November, 2017


27
Nov 17

An uneasy symmetry?

As part of our 2017-2018 season we’re continuing to give each of our core singers a turn at the helm of the blog. The below post below comes from our bass, Steven Hrycelak.


So much of the history of Western music centers around tonic and dominant harmonies, as well the dominant’s functional cousin, the subdominant.

For those of us obsessed with symmetry, however, it is worth noting that the thing that divides the octave in half is the tritone — which is exactly in between the fourth and fifth scale degrees, upon which the subdominant and dominant chords are built.

To achieve a scale that contains these fourth and fifth scale degrees, major and minor scales are made of various combinations of whole and half steps. Scale degree four and five are a whole step apart, but a scale of only whole steps would contain neither of these pitches; that is, neither a perfect fourth nor a perfect fifth above the root would be in this scale.

How, then, to achieve something more symmetrical? More contemporary composers have explored two options. First, the whole tone scale, which divides the octave into six equal whole steps, and the tritone into three equal whole steps. Dominant and subdominant harmonies are not a part of compositions employing this scale, and any given scale degree has less prominence, but a feeling of completion or circularity may still be felt as the octave is achieved, depending on how the composer uses this scale. The other frequently employed option — more of a technique than a scale, per se — is based on minor thirds, which can stack indefinitely to create diminished triads. This divides the octave into four equal parts, or the tritone into two equal parts. I find that this configuration further downplays the prominence of scale degrees, meaning that nothing feels like a root as diminished triads endlessly invert.

Chris Trapani, in his piece End Words, explores a further division of this symmetry — and one that we are not used to either performing or hearing. In the second movement this piece, the building block is a scale in which the minor third is cut in half; in other words, each scale degree is equal to 1.5 semitones. In this way, the octave is divided into eight equal parts; the tritone, into four.

In my experience in working on this piece, this adds to a further lack of grounding, or a feeling of weightlessness, as the size of the interval is not one that we encounter regularly. But, since each interval is the same size, perhaps there is also something grounding in that? Maybe you have another reaction altogether? I’d love to know what you think, when you come to hear us on Friday night!


19
Nov 17

Second chances

As part of our 2017-2018 season we’re continuing to give each of our core singers a turn at the helm of the blog. The below post below comes from our baritone and director, Jeffrey Gavett.


As musicians working in contemporary music, we have a lot of first chances at things. Whether we’re first cracking open a new, ink-still-wet commission written just for us, or digging into an existing, new-to-us work for the first time, a lot of our work consists of first encounters. This is an exciting way to be dealing with art and life, and I’m sure that this is at least part of what draws many of us to this field.

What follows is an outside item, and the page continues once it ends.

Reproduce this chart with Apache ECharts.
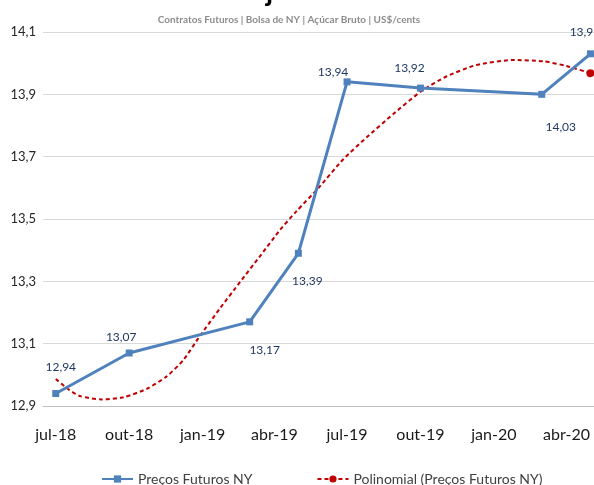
<!DOCTYPE html>
<html>
<head>
<meta charset="utf-8">
<script src="https://cdn.jsdelivr.net/npm/echarts@6/dist/echarts.min.js"></script>
<style>
html,body{margin:0;padding:0;background:#fff;}
#c{width:594px;height:485px;}
</style>
</head>
<body>
<div id="c"></div>
<script>
// ---- data ----
const priceDates = ['2018-07-01','2018-10-01','2019-03-01','2019-05-01','2019-07-01','2019-10-01','2020-03-01','2020-05-01'];
const priceValues = [12.94, 13.07, 13.17, 13.39, 13.94, 13.92, 13.90, 14.03];
const priceLabels = ['12,94','13,07','13,17','13,39','13,94','13,92','14,03','13,9'];
const trendDates = ['2018-07-01','2018-07-15','2018-07-31','2018-08-28','2018-09-24','2018-10-23','2018-11-17','2018-12-08','2018-12-29','2019-01-23','2019-02-17','2019-03-14','2019-04-08','2019-04-29','2019-05-26','2019-06-26','2019-07-26','2019-08-28','2019-10-02','2019-11-03','2019-12-10','2020-01-25','2020-03-03','2020-04-01','2020-05-01'];
const trendValues = [12.987, 12.957, 12.932, 12.921, 12.928, 12.955, 12.995, 13.048, 13.126, 13.214, 13.298, 13.381, 13.465, 13.526, 13.599, 13.691, 13.763, 13.837, 13.910, 13.958, 13.994, 14.010, 14.006, 13.991, 13.968];
const tickDates = ['2018-07-01','2018-10-01','2019-01-01','2019-04-01','2019-07-01','2019-10-01','2020-01-01','2020-04-01'];
const tickLabels = ['jul-18','out-18','jan-19','abr-19','jul-19','out-19','jan-20','abr-20'];
const seriesNames = ['Preços Futuros NY', 'Polinomial (Preços Futuros NY)'];
const subtitle = 'Contratos Futuros | Bolsa de NY | Açúcar Bruto | US$/cents';

// ---- chart ----
const t = s => +echarts.number.parseDate(s);
const tickTimes = tickDates.map(t);
const labelOffsets = [[5,-26],[-8,-16],[15,28],[9,28],[-14,-10],[-11,-20],[19,33],[-9,-22]];

const chart = echarts.init(document.getElementById('c'), null, {renderer:'canvas'});
const FONT = 'Lato';
chart.setOption({
  animation:false,
  backgroundColor:'#ffffff',
  title:{
    text: subtitle, left: 284, textAlign:'center', top: 10,
    textStyle:{fontFamily:FONT, fontSize:10, fontWeight:'bold', color:'#8c8c8c'}
  },
  graphic:[{type:'text', left: 266, top: -22, style:{text:'j', font:'bold 28px Lato', fill:'#000'}}],
  grid:{left:43, right:-10, top:32, bottom:79, containLabel:false, outerBoundsMode:'none'},
  legend:{
    left: 96, top: 467, itemWidth: 31, itemHeight: 9, itemGap: 64,
    textStyle:{fontFamily:FONT, fontSize:14, color:'#404040'},
    data: seriesNames
  },
  xAxis:{
    type:'value', min: t('2018-06-15'), max: t('2020-05-18'),
    axisLine:{show:true, lineStyle:{color:'#bfbfbf', width:1}},
    axisTick:{show:false},
    splitLine:{show:false},
    axisLabel:{
      customValues: tickTimes, margin: 21,
      fontFamily:FONT, fontSize:16, color:'#1a1a1a',
      formatter: v => { const i = tickTimes.findIndex(x => Math.abs(x - v) < 86400000); return i >= 0 ? tickLabels[i] : ''; }
    }
  },
  yAxis:{
    type:'value', min:12.9, max:14.1, interval:0.2,
    axisLine:{show:false}, axisTick:{show:false},
    splitLine:{lineStyle:{color:'#d9d9d9', width:1}},
    axisLabel:{margin:7, fontFamily:FONT, fontSize:13, color:'#262626',
      formatter: v => v.toFixed(1).replace('.', ',')}
  },
  series:[
    {
      name: seriesNames[0], type:'line',
      data: priceDates.map((d,i) => [t(d), priceValues[i]]),
      symbol:'rect', symbolSize:7, z:3,
      lineStyle:{color:'#4F81BD', width:3},
      itemStyle:{color:'#4F81BD'},
      label:{
        show:true, position:'inside',
        fontFamily:FONT, fontSize:12, color:'#1F3864',
        formatter: p => priceLabels[p.dataIndex]
      },
      labelLayout: p => ({dx: labelOffsets[p.dataIndex][0], dy: labelOffsets[p.dataIndex][1]})
    },
    {
      name: seriesNames[1], type:'line', smooth:0.2,
      data: trendDates.map((d,i) => [t(d), trendValues[i]]),
      symbol:'circle', z:2,
      symbolSize: (v, p) => p.dataIndex === trendDates.length - 1 ? 8 : 0,
      lineStyle:{color:'#C00000', width:2, type:[4,3]},
      itemStyle:{color:'#C00000'}
    }
  ]
});
</script>
</body>
</html>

Because of this state of affairs, second chances are even more special to me. Every piece that’s ever been performed has a premiere; not every piece gets a second performance. This week we’re giving the second performance of End Words, a substantial piece written for us by Christopher Trapani, and commissioned by Chamber Music America.

Coming back to a piece after the premiere, I look at it with totally different eyes. Despite the hours and hours we spent rehearsing the piece for the premiere, I’ve found new questions to ask the composer, finding ambiguity in passages that I previously read through without a second thought. Certain sections feel internalized and ‘finished’, while others feel totally foreign – did my score change in the last six months?

A second performance still requires a deep reassessment of the work. The piece isn’t brand new, but it also isn’t at all a repertoire standard yet. Sometimes I find it useful to take the process of learning for a second performance more like another chance at a first engagement with the score, walking the same paths with a different intention. What if, instead of focusing on hearing a section harmonically, I focus on the linear intervals; instead of a rhythmic focus, what about a melodic one? A great piece of music can yield new insights with each performance, and ideally, the second performance is a chance to go in a different direction than the first, further opening the possibilities. I’m very excited for this second performance – and maybe even more so for the third, coming up this May. What could be better than a second second chance?